Fears are growing that NATO is not ready for a global conflict with Russia after Moscow's drones repeatedly violated Polish airspace. In response, advanced NATO fighter jets were deployed. However, the coordinated assault has exposed worrying cracks in the alliance's lower-altitude air defence systems, a Polish lieutenant has warned, forcing the alliance to use expensive advanced aircraft against relatively cheap unmanned targets.
Polish Prime Minister Donald Tusk confirmed at least 19 Shahed-type drone incursions near the Polish border - the first major test of Polish air defences since the start of Russia's war with Ukraine and the closest the country has come to open conflict since World War 2. Now, the Polish lieutenant, as well as a former commander of US ground forces in Europe, has claimed the use of F-35 aircraft to shoot down these drones has underscored just how ill-prepared Poland is for potential mass drone warfare. A critical assessment of the use of state-of-the-art fighter jets for drone warfare was expressed by the former commander of US ground forces in Europe, General Ben Hodges, who wrote on X: "NATO/USEUCOM needs to conduct long-needed air defence exercises across the theatre of operations. Using F-35s and F-22s against drones shows that we are not yet prepared".

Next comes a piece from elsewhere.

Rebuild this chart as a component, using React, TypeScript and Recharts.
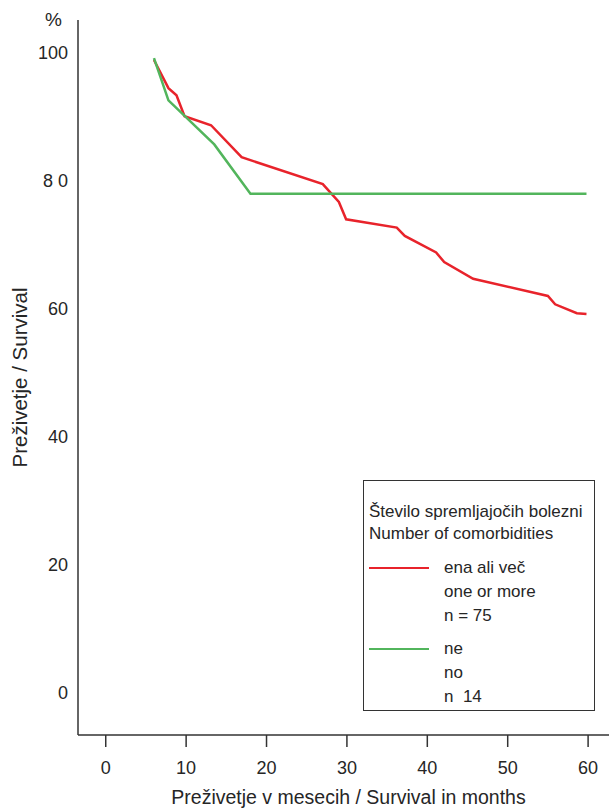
import { Label, Legend, Line, LineChart, XAxis, YAxis } from 'recharts';

// survival curves (months / % surviving)
const redMonths = [6, 7.8, 8.8, 9.8, 13.1, 16.9, 27, 29, 29.9, 36.2, 37.2, 41.1, 42.1, 45.7, 55, 55.9, 58.6, 59.8];
const redSurvival = [98.9, 94.5, 93.4, 90.1, 88.7, 83.7, 79.5, 76.7, 74.0, 72.7, 71.4, 68.8, 67.3, 64.7, 62.0, 60.7, 59.3, 59.2];
const greenMonths = [6, 7.8, 13.5, 18, 59.8];
const greenSurvival = [99.2, 92.6, 85.7, 78.0, 78.0];

const xTicks = [0, 10, 20, 30, 40, 50, 60];
const yTicks = [0, 20, 40, 60, 80, 100];
const yTickLabels = ['0', '20', '40', '60', '8 0', '100'];

const legendTitle = ['Število spremljajočih bolezni', 'Number of comorbidities'];
const redLabel = ['ena ali več', 'one or more', 'n = 75'];
const greenLabel = ['ne', 'no', 'n  14'];

const RED = '#e8232b';
const GREEN = '#52b55c';
const INK = '#262626';
const FONT = '"Liberation Sans", Arial, Helvetica, sans-serif';

const redData = redMonths.map((m, i) => ({ month: m, survival: redSurvival[i] }));
const greenData = greenMonths.map((m, i) => ({ month: m, survival: greenSurvival[i] }));

function LegendBox() {
  const entry = (color: string, lines: string[]) => (
    <div style={{ position: 'relative', paddingLeft: 80, paddingBottom: 9 }}>
      <div style={{ position: 'absolute', left: 5, top: 10.5, width: 60, height: 2.5, background: color }} />
      {lines.map((t) => (
        <div key={t} style={{ lineHeight: '24px', height: 24, whiteSpace: 'pre' }}>{t}</div>
      ))}
    </div>
  );
  return (
    <div style={{
      boxSizing: 'border-box', width: 232, height: 231, border: '1.5px solid #333',
      background: '#fff', fontFamily: FONT, fontSize: 17, color: INK, paddingTop: 20,
    }}>
      <div style={{ paddingLeft: 5, marginBottom: 12 }}>
        {legendTitle.map((t) => (
          <div key={t} style={{ lineHeight: '21.6px', height: 21.6, whiteSpace: 'nowrap' }}>{t}</div>
        ))}
      </div>
      {entry(RED, redLabel)}
      {entry(GREEN, greenLabel)}
    </div>
  );
}

export default function App() {
  return (
    <div style={{ position: 'absolute', left: 0, top: 0 }}>
      <LineChart width={609} height={808} margin={{ top: 20, right: 0, bottom: 0, left: 0 }} style={{ fontFamily: FONT }}>
        <XAxis
          dataKey="month"
          type="number"
          domain={[-3.45, 62.6]}
          allowDataOverflow
          ticks={xTicks}
          height={73}
          axisLine={{ stroke: '#333', strokeWidth: 1.5 }}
          tickLine={{ stroke: '#333', strokeWidth: 1.5 }}
          tickSize={12}
          tickMargin={14}
          tick={{ fontSize: 18, fill: INK }}
        >
          <Label
            content={(props: any) => {
              const vb = props.viewBox;
              return (
                <text x={vb.x + vb.width / 2 + 5} y={804} textAnchor="middle" fontSize={19.5} fill={INK} fontFamily={FONT}>
                  Preživetje v mesecih / Survival in months
                </text>
              );
            }}
          />
        </XAxis>
        <XAxis
          xAxisId="top"
          orientation="top"
          dataKey="month"
          type="number"
          domain={[-3.45, 62.6]}
          allowDataOverflow
          height={0}
          tick={false}
          tickLine={false}
          axisLine={{ stroke: '#333', strokeWidth: 1.5 }}
        />
        <YAxis
          type="number"
          domain={[-6.65, 105.16]}
          allowDataOverflow
          ticks={yTicks}
          width={78}
          axisLine={{ stroke: '#333', strokeWidth: 1.5 }}
          tickLine={false}
          tickSize={0}
          tickMargin={10}
          tick={{ fontSize: 18, fill: INK }}
          tickFormatter={(v: number) => yTickLabels[yTicks.indexOf(v)]}
        >
          <Label
            content={(props: any) => {
              const vb = props.viewBox;
              const cy = vb.y + vb.height / 2;
              return (
                <text x={27} y={cy} transform={`rotate(-90, 27, ${cy})`} textAnchor="middle" fontSize={20.5} fill={INK} fontFamily={FONT}>
                  Preživetje / Survival
                </text>
              );
            }}
          />
          <Label
            content={() => (
              <text x={53.5} y={26} textAnchor="middle" fontSize={19} fill={INK} fontFamily={FONT}>%</text>
            )}
          />
        </YAxis>
        <Line data={redData} dataKey="survival" type="linear" stroke={RED} strokeWidth={2.5} dot={false} isAnimationActive={false} name="ena ali več" />
        <Line data={greenData} dataKey="survival" type="linear" stroke={GREEN} strokeWidth={2.5} dot={false} isAnimationActive={false} name="ne" />
        <Legend
          layout="horizontal"
          verticalAlign="middle"
          align="center"
          content={() => <LegendBox />}
          wrapperStyle={{ position: 'absolute', left: 363, top: 480, width: 232, height: 231 }}
        />
      </LineChart>
    </div>
  );
}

This was a sentiment shared by Polish Lieutenant General Jarosaw Gromadziski: "This is shooting a cannon at a fly. We should build a multi-layered air defence system that at the lowest altitude takes into account both kinetic and jamming systems," he said.
On Thursday, Russian drones shot down over Poland, which are believed to have been targeted at a NATO base, reports suggest. In the early hours of Wednesday morning Polish, Dutch and Italian fighter jets scrambled to intercept a wave of Russian drones that had crossed the border from Belarus. This NATO base is reportedly linked to the supply of military equipment to Ukraine.

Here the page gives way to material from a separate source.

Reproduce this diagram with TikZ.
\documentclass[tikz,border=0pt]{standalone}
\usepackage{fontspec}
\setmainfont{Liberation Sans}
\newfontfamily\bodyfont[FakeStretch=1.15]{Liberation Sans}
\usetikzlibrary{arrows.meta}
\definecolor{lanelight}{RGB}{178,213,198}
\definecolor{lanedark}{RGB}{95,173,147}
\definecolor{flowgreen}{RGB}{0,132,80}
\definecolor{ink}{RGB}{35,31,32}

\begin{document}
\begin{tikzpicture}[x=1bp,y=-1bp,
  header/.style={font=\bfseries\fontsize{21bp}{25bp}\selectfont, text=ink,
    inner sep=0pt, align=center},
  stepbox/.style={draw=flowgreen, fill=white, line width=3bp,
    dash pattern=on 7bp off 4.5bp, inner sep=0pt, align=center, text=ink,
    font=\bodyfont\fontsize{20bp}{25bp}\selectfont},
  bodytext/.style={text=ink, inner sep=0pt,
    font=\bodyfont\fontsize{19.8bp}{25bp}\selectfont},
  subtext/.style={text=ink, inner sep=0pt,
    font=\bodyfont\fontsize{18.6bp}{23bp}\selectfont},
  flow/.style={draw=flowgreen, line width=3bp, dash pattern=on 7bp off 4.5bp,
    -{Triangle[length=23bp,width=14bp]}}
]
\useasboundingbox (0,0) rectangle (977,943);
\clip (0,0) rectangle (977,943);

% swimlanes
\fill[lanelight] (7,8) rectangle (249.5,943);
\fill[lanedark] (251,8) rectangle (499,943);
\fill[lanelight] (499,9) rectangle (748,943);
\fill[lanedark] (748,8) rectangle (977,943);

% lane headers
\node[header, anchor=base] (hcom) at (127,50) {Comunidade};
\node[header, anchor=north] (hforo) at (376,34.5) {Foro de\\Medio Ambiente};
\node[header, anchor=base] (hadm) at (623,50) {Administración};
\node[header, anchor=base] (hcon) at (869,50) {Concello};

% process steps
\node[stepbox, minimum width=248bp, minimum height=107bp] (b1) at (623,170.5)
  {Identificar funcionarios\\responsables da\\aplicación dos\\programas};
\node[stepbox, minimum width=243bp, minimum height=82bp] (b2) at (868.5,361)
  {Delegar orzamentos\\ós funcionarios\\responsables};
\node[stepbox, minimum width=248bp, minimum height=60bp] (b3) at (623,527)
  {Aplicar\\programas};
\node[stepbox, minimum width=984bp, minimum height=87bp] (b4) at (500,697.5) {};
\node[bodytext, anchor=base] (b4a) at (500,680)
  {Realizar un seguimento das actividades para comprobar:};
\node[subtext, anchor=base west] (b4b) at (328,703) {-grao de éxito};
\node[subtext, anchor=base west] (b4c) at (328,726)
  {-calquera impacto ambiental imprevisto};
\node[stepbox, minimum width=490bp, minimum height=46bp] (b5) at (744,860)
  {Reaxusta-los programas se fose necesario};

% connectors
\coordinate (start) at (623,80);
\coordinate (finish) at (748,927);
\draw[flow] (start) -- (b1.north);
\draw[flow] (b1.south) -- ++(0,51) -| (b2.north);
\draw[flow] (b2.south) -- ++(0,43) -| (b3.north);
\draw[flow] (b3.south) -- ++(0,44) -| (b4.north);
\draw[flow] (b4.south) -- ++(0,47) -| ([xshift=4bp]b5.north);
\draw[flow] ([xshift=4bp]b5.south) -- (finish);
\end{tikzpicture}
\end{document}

"I was up all night. From 2am there was a high intensity of disinformation from various trolls spreading information that the drones had allegedly already reached Ciechanów", Lieutenant Gromadziski explained, a city 60 miles from the capital, Warsaw.

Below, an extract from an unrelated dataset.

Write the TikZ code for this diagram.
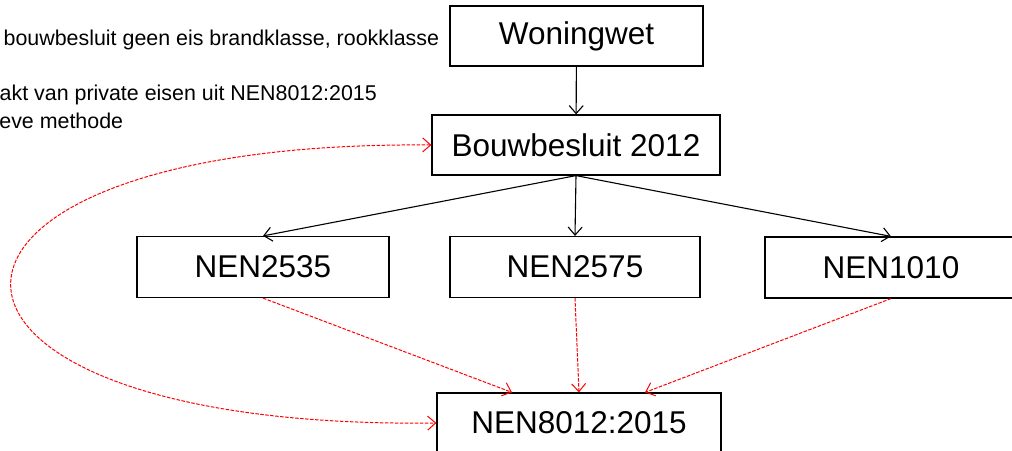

"It was clearly a combined hybrid action: the Shahed strike and the media activity," the former Eurocorps commander told Euronews.

He said he believed this action proves that Russia is provoking Poland and testing the country's reaction capabilities and response times.
"This was extinguished in the morning, which means that our services started to counteract it. It was a big test of our capabilities."
While the general was positive about the Polish response to the Russian incursion - especially the bold decision to close the airspace to civilian traffic and use NATO forces - he said that a firm response from the whole NATO alliance is currently the most important factor.
"For me, it's not important that we destroyed those drones, that's what we should do unquestionably. Surely. But the most important thing now is what Polish diplomacy and the allies will do," Lieutenant Gromadziski said.
Without a firm response from the whole NATO alliance, "this will embolden the Russian side and we will have drones more often and deeper in our country".
Finally, General Gromadziski urged that experts should be listened to and trusted, not internet influencers, admitting that Poland's giving of information during a crisis is another weak link in the country's defence structure.
"We don't have something like STRATCOM [UK's Strategic Command] [...] Today, a local police station was giving information about a drone being found. There should not be such things," he said. "There should be centralised information to avoid fake news. The citizen should be aware that they are only receiving information from this source. This is an information war that Russia is really good at."